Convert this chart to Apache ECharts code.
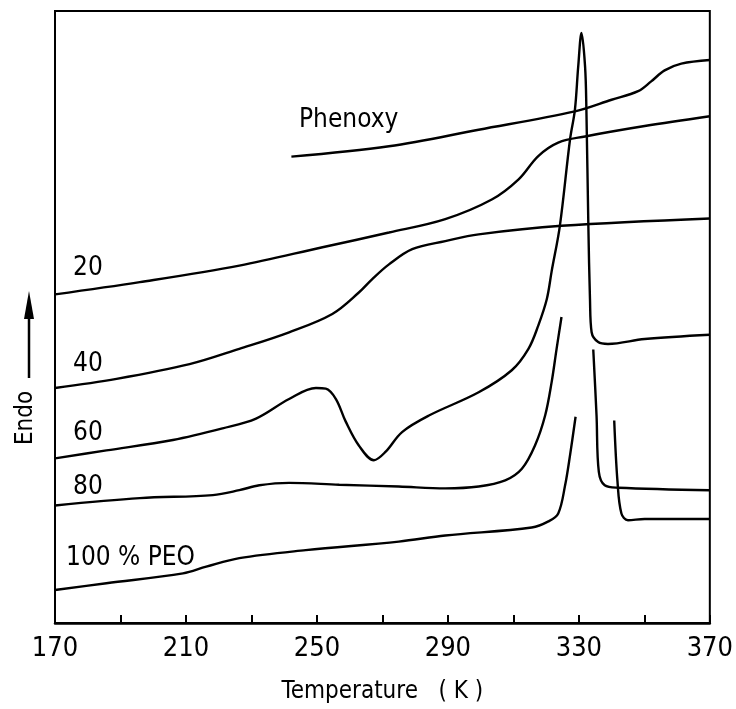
<!DOCTYPE html>
<html>
<head>
<meta charset="utf-8">
<script src="https://cdn.jsdelivr.net/npm/echarts@6/dist/echarts.min.js"></script>
<style>
  html, body { margin: 0; padding: 0; background: #fff; }
  #chart { width: 736px; height: 709px; }
</style>
</head>
<body>
<div id="chart"></div>
<script>
// temperatures (K) and heat flow (arbitrary units, endo up)
const phenoxyK = [242.2, 272.0, 299.4, 328.8, 340.0, 348.1, 352.1, 356.2, 361.3, 370]
const phenoxyV = [76.2, 77.9, 80.6, 83.6, 85.5, 86.9, 88.5, 90.3, 91.4, 92.0]

const peo20K = [170, 195.9, 226.3, 251.7, 272.0, 289.2, 303.4, 311.6, 317.6, 323.7, 331.9, 350.1, 370]
const peo20V = [53.7, 55.7, 58.4, 61.4, 63.8, 66.0, 69.2, 72.5, 76.3, 78.5, 79.5, 81.2, 82.8]

const peo40K = [170, 188.8, 211.1, 226.3, 241.5, 254.7, 262.8, 266.9, 272.0, 279.1, 289.2, 299.4, 324.7, 370]
const peo40V = [38.4, 39.9, 42.3, 44.8, 47.5, 50.5, 54.0, 56.2, 58.6, 61.1, 62.4, 63.5, 64.9, 66.1]

const peo60K = [170, 185.7, 206.0, 221.2, 231.4, 241.5, 249.7, 252.7, 255.8, 258.8, 262.8, 267.4, 271.0, 276.0,
  284.2, 299.4, 309.5, 314.6, 317.6, 320.2, 321.7, 324.2, 327.3, 328.8, 329.8, 330.8, 331.9, 332.3, 332.9,
  333.4, 333.9, 335.9, 338.9, 350.1, 370]
const peo60V = [26.9, 28.2, 29.9, 31.8, 33.4, 36.6, 38.4, 38.3, 36.6, 32.9, 29.0, 26.6, 28.0, 31.2,
  33.9, 37.7, 41.3, 44.8, 48.6, 52.9, 57.5, 64.9, 79.0, 83.9, 90.9, 96.4, 90.9, 83.9, 64.9,
  52.9, 47.5, 45.9, 45.6, 46.4, 47.1]

// 80 % and 100 % PEO traces are broken around the melting peak
const peo80aK = [170, 195.9, 218.2, 226.3, 232.4, 241.5, 256.8, 275.0, 289.2, 299.4, 307.5, 312.6, 316.6, 319.7, 321.7, 323.2, 324.7]
const peo80aV = [19.2, 20.4, 20.9, 21.7, 22.5, 22.9, 22.6, 22.3, 22.0, 22.3, 23.3, 25.2, 29.0, 33.9, 39.4, 44.8, 50.0]
const peo80bK = [334.4, 335.4, 336.1, 337.9, 342.0, 370]
const peo80bV = [44.7, 33.9, 24.7, 22.5, 22.1, 21.7]

const peo100aK = [170, 185.7, 209.1, 216.2, 226.3, 246.6, 275.0, 289.2, 315.6, 320.7, 323.7, 325.8, 327.3, 329.0]
const peo100aV = [5.4, 6.5, 8.1, 9.2, 10.6, 11.9, 13.3, 14.3, 15.6, 16.6, 17.9, 22.5, 27.4, 33.7]
const peo100bK = [340.8, 341.8, 343.0, 345.0, 350.1, 370]
const peo100bV = [33.1, 23.1, 17.9, 16.8, 17.0, 17.0]

const xLabels = [170, 210, 250, 290, 330, 370]

const FONT = 'DejaVu Sans Condensed'

function pairs(xs, ys) {
  return xs.map((x, i) => [x, ys[i]])
}

function curve(name, xs, ys) {
  return {
    name: name,
    type: 'line',
    data: pairs(xs, ys),
    symbol: 'none',
    smooth: 0.35,
    lineStyle: { color: '#000', width: 2.4 },
    silent: true
  }
}

function label(text, x, y) {
  return {
    type: 'text',
    left: x,
    top: y,
    style: { text: text, fontSize: 26, fontFamily: FONT, fill: '#000' }
  }
}

const chart = echarts.init(document.getElementById('chart'))
const option = {
  animation: false,
  backgroundColor: '#fff',
  grid: {
    left: 55,
    right: 24,
    top: 11,
    bottom: 84,
    show: true,
    borderColor: '#000',
    borderWidth: 2
  },
  xAxis: {
    type: 'value',
    min: 170,
    max: 370,
    interval: 20,
    name: 'Temperature   ( K )',
    nameLocation: 'middle',
    nameGap: 57,
    nameTextStyle: { fontSize: 24, fontFamily: FONT, color: '#000' },
    axisLine: { show: true, lineStyle: { color: '#000', width: 2.5 } },
    axisTick: { show: true, inside: true, length: 8, lineStyle: { color: '#000', width: 2 } },
    axisLabel: {
      fontSize: 27,
      fontFamily: FONT,
      color: '#000',
      margin: 12,
      formatter: (v) => (xLabels.indexOf(v) >= 0 ? String(v) : '')
    },
    splitLine: { show: false }
  },
  yAxis: {
    type: 'value',
    min: 0,
    max: 100,
    axisLine: { show: false },
    axisTick: { show: false },
    axisLabel: { show: false },
    splitLine: { show: false }
  },
  series: [
    curve('Phenoxy', phenoxyK, phenoxyV),
    curve('20', peo20K, peo20V),
    curve('40', peo40K, peo40V),
    curve('60', peo60K, peo60V),
    curve('80', peo80aK, peo80aV),
    curve('80', peo80bK, peo80bV),
    curve('100 % PEO', peo100aK, peo100aV),
    curve('100 % PEO', peo100bK, peo100bV)
  ],
  graphic: [
    label('Phenoxy', 299, 107),
    label('20', 73, 255),
    label('40', 73, 351),
    label('60', 73, 420),
    label('80', 73, 474),
    label('100 % PEO', 66, 545),
    {
      type: 'text',
      x: 26,
      y: 418,
      rotation: Math.PI / 2,
      style: {
        text: 'Endo',
        fontSize: 24,
        fontFamily: FONT,
        fill: '#000',
        align: 'center',
        verticalAlign: 'middle'
      }
    },
    {
      type: 'line',
      shape: { x1: 29, y1: 378, x2: 29, y2: 310 },
      style: { stroke: '#000', lineWidth: 2.5 }
    },
    {
      type: 'polygon',
      shape: { points: [[29, 291], [24, 319], [34, 319]] },
      style: { fill: '#000' }
    }
  ]
}
chart.setOption(option)
</script>
</body>
</html>
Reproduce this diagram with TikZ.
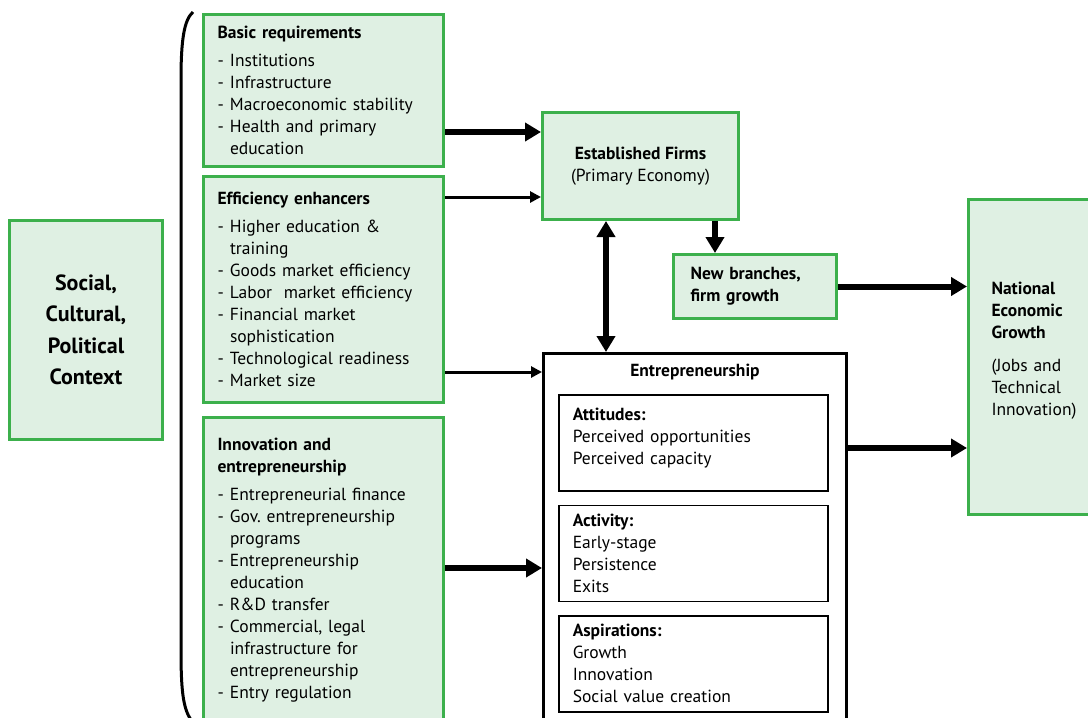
\documentclass[tikz,border=0pt]{standalone}
\usepackage{fontspec}
\setmainfont{PT Sans}
\usetikzlibrary{arrows.meta,positioning}
\definecolor{boxgreen}{RGB}{60,176,76}
\definecolor{boxfill}{RGB}{223,240,227}
\newcommand{\itm}{\makebox[12.5pt][l]{-}}
\newcommand{\cnt}{\hspace*{12.5pt}}
\frenchspacing

\begin{document}
\begin{tikzpicture}[x=1pt,y=-1pt,
    txt/.style={font=\fontsize{17.5}{22}\selectfont},
    greenbox/.style={draw=boxgreen, fill=boxfill, line width=3pt, anchor=north west, txt},
    listbox/.style={greenbox, align=left, inner xsep=14pt, text width=212pt, minimum width=240pt},
    subbox/.style={draw, line width=1.5pt, anchor=north west, txt, align=left, inner xsep=14pt, text width=241pt, minimum width=269pt, minimum height=96pt},
    bigarrow/.style={line width=6pt, -{Triangle[length=16pt,width=18pt]}},
    bigboth/.style={line width=6pt, {Triangle[length=16pt,width=18pt]}-{Triangle[length=16pt,width=18pt]}},
    thinarrow/.style={line width=3pt, -{Triangle[length=11pt,width=11pt]}}]

    \useasboundingbox (0,0) rectangle (1088,718);

    % Context and bracket
    \node[greenbox, minimum width=153pt, minimum height=219pt, align=center,
          font=\fontsize{22}{31.5}\selectfont\bfseries] (social) at (8,219) {Social,\\Cultural,\\Political\\Context};
    \draw[line width=3pt] (193,12) .. controls (184,20) and (181,40) .. (181,80) -- (181,650)
        .. controls (181,690) and (183,708) .. (191,720);

    % Pillars
    \node[listbox, minimum height=152pt] (basic) at (202,13) {%
        {\bfseries Basic requirements}\\[6pt]
        \itm Institutions\\
        \itm Infrastructure\\
        \itm Macroeconomic stability\\
        \itm Health and primary\\
        \cnt education};
    \node[listbox, minimum height=226pt] (effic) at (202,175) {%
        {\bfseries Efficiency enhancers}\\[6pt]
        \itm Higher education \&\\
        \cnt training\\
        \itm Goods market efficiency\\
        \itm Labor\ \ market efficiency\\
        \itm Financial market\\
        \cnt sophistication\\
        \itm Technological readiness\\
        \itm Market size};
    \node[listbox, minimum height=305pt] (innov) at (202,416) {%
        {\bfseries Innovation and\\entrepreneurship}\\[6pt]
        \itm Entrepreneurial finance\\
        \itm Gov. entrepreneurship\\
        \cnt programs\\
        \itm Entrepreneurship\\
        \cnt education\\
        \itm R\&D transfer\\
        \itm Commercial, legal\\
        \cnt infrastructure for\\
        \cnt entrepreneurship\\
        \itm Entry regulation};

    % Firms and growth
    \node[greenbox, minimum width=196pt, minimum height=107pt, align=center] (est) at (541,111)
        {\textbf{Established Firms}\\(Primary Economy)};
    \node[greenbox, minimum width=163pt, minimum height=64pt, align=left, text width=129pt,
          inner xsep=17pt, font=\fontsize{17.5}{22}\selectfont\bfseries] (newb) at (672,253)
        {New branches,\\firm growth};
    \node[greenbox, minimum width=140pt, minimum height=315pt, align=left, text width=94pt,
          inner xsep=23pt] (natl) at (967,198)
        {{\bfseries National\\Economic\\Growth}\\[11pt](Jobs and\\Technical\\Innovation)\\[-6pt]\mbox{}};

    % Entrepreneurship
    \node[draw, line width=3pt, anchor=north west, minimum width=303pt, minimum height=400pt,
          label={[font=\fontsize{17.5}{22}\selectfont\bfseries, anchor=north, yshift=-9pt]north:Entrepreneurship}]
        (ent) at (542,352) {};
    \node[subbox] (att) at (558,394) {\textbf{Attitudes:}\\Perceived opportunities\\Perceived capacity\\[-10pt]\mbox{}};
    \node[subbox, below=13pt of att] (act) {\textbf{Activity:}\\Early-stage\\Persistence\\Exits};
    \node[subbox, below=13pt of act] (asp) {\textbf{Aspirations:}\\Growth\\Innovation\\Social value creation};

    % Arrows
    \draw[bigarrow] (basic.east |- 0,132) -- (est.west |- 0,132);
    \draw[thinarrow] (effic.east |- 0,197) -- (est.west |- 0,197);
    \draw[thinarrow] (effic.east |- 0,372) -- (ent.west |- 0,372);
    \draw[bigarrow] (innov.east |- 0,568) -- (ent.west |- 0,568);
    \draw[bigboth] (est.south -| 606,0) -- (ent.north -| 606,0);
    \draw[bigarrow] (est.south -| 715,0) -- (newb.north -| 715,0);
    \draw[bigarrow] (newb.east) -- (natl.west |- newb.east);
    \draw[bigarrow] (ent.east |- 0,448) -- (natl.west |- 0,448);
\end{tikzpicture}
\end{document}
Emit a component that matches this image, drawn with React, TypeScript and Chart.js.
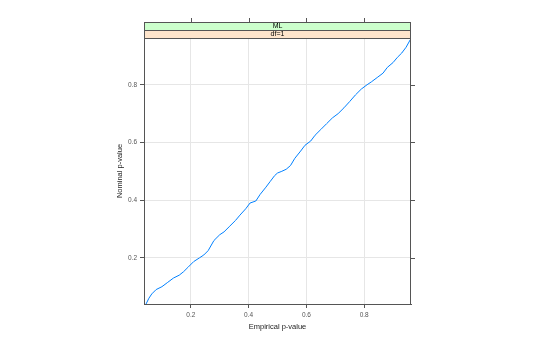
import React, { useEffect, useRef } from "react";
import { Chart, registerables } from "chart.js";

Chart.register(...registerables);

const empirical = [0.045, 0.055, 0.065, 0.08, 0.10, 0.12, 0.14, 0.16, 0.175, 0.19, 0.21, 0.23, 0.245, 0.26, 0.28, 0.30, 0.315, 0.335, 0.355, 0.37, 0.39, 0.405, 0.425, 0.44, 0.46, 0.475, 0.49, 0.50, 0.515, 0.53, 0.545, 0.56, 0.58, 0.595, 0.615, 0.63, 0.65, 0.67, 0.69, 0.71, 0.73, 0.75, 0.77, 0.79, 0.81, 0.825, 0.845, 0.865, 0.88, 0.90, 0.915, 0.93, 0.945, 0.96];
const nominal = [0.04, 0.06, 0.075, 0.09, 0.10, 0.115, 0.13, 0.14, 0.152, 0.167, 0.187, 0.20, 0.21, 0.225, 0.26, 0.28, 0.29, 0.31, 0.33, 0.348, 0.37, 0.39, 0.397, 0.42, 0.445, 0.465, 0.485, 0.494, 0.50, 0.507, 0.52, 0.545, 0.57, 0.59, 0.605, 0.625, 0.645, 0.665, 0.685, 0.70, 0.72, 0.742, 0.765, 0.785, 0.80, 0.81, 0.825, 0.84, 0.86, 0.877, 0.895, 0.91, 0.93, 0.957];
const xTicks = [0.2, 0.4, 0.6, 0.8];
const yTicks = [0.2, 0.4, 0.6, 0.8];
const stripLabels = ["ML", "df=1"];
const xTitle = "Empirical p-value";
const yTitle = "Nominal p-value";

const FONT = "'Liberation Sans', Arial, sans-serif";
const AXIS = "#555555";

export default function App() {
  const ref = useRef<HTMLCanvasElement>(null);
  useEffect(() => {
    if (!ref.current) return;
    const decor = {
      id: "decor",
      afterDraw(chart: any) {
        const { ctx, chartArea: a, scales } = chart;
        const L = Math.round(a.left);
        const R = Math.round(a.right);
        const T = Math.round(a.top);
        const B = Math.round(a.bottom);
        ctx.save();
        // strips
        const stripH = 8;
        const colors = ["#ccffcc", "#ffe5cc"];
        const top0 = T - 2 * stripH;
        stripLabels.forEach((lab, i) => {
          const y = top0 + i * stripH;
          ctx.fillStyle = colors[i];
          ctx.fillRect(L, y, R - L, stripH);
          ctx.strokeStyle = AXIS;
          ctx.lineWidth = 1;
          ctx.strokeRect(L + 0.5, y + 0.5, R - L - 1, stripH);
          ctx.fillStyle = "#000";
          ctx.font = `7px ${FONT}`;
          ctx.textAlign = "center";
          ctx.textBaseline = "middle";
          ctx.fillText(lab, (L + R) / 2, y + stripH / 2 + 0.5);
        });
        // panel box
        ctx.strokeStyle = AXIS;
        ctx.lineWidth = 1;
        ctx.strokeRect(L + 0.5, T + 0.5, R - L - 1, B - T);
        // top ticks
        ctx.beginPath();
        xTicks.forEach((v) => {
          const px = Math.round(scales.x.getPixelForValue(v)) + 0.5;
          ctx.moveTo(px, top0);
          ctx.lineTo(px, top0 - 4);
        });
        // right ticks
        yTicks.forEach((v) => {
          const py = Math.round(scales.y.getPixelForValue(v)) + 0.5;
          ctx.moveTo(R, py);
          ctx.lineTo(R + 4, py);
        });
        ctx.stroke();
        // titles
        ctx.fillStyle = "#222";
        ctx.font = `7.5px ${FONT}`;
        ctx.textAlign = "center";
        ctx.textBaseline = "middle";
        ctx.fillText(xTitle, (L + R) / 2, 327);
        ctx.translate(120, (T + B) / 2);
        ctx.rotate(-Math.PI / 2);
        ctx.fillText(yTitle, 0, 0);
        ctx.restore();
      },
    };
    const chart = new Chart(ref.current, {
      type: "line",
      data: {
        datasets: [
          {
            data: empirical.map((x, i) => ({ x, y: nominal[i] })),
            borderColor: "#0080ff",
            borderWidth: 1,
            pointRadius: 0,
            tension: 0,
            fill: false,
          },
        ],
      },
      options: {
        responsive: false,
        animation: false,
        devicePixelRatio: 1,
        layout: { padding: { left: 0, top: 38, right: 129, bottom: 0 } },
        plugins: { legend: { display: false }, tooltip: { enabled: false } },
        scales: {
          x: {
            type: "linear",
            min: 0.038,
            max: 0.962,
            afterBuildTicks: (s: any) => {
              s.ticks = xTicks.map((v) => ({ value: v }));
            },
            afterFit: (s: any) => {
              s.height = 33;
            },
            grid: { color: "#e6e6e6", tickColor: AXIS, tickLength: 4, lineWidth: 1 },
            border: { display: true, color: AXIS },
            ticks: { font: { size: 6.5, family: FONT }, color: "#555", padding: 3, maxRotation: 0, callback: (v: any) => String(v) },
          },
          y: {
            type: "linear",
            min: 0.04,
            max: 0.962,
            afterBuildTicks: (s: any) => {
              s.ticks = yTicks.map((v) => ({ value: v }));
            },
            afterFit: (s: any) => {
              s.width = 144;
            },
            grid: { color: "#e6e6e6", tickColor: AXIS, tickLength: 4, lineWidth: 1 },
            border: { display: true, color: AXIS },
            ticks: { font: { size: 6.5, family: FONT }, color: "#555", padding: 3, callback: (v: any) => String(v) },
          },
        },
      },
      plugins: [decor],
    } as any);
    return () => chart.destroy();
  }, []);
  return (
    <div style={{ position: "fixed", left: 0, top: 0, width: 540, height: 337, background: "#fff" }}>
      <canvas ref={ref} width={540} height={337} style={{ width: 540, height: 337 }} />
    </div>
  );
}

• [PROBLEM DETAILS]: Review the material and copy each line in which the word "this" appears.

• [FULL OUTPUT]:
Convert this chart to Apache ECharts code.
Reproduce this diagram with TikZ.
Emit a component that matches this image, drawn with React, TypeScript and Chart.js.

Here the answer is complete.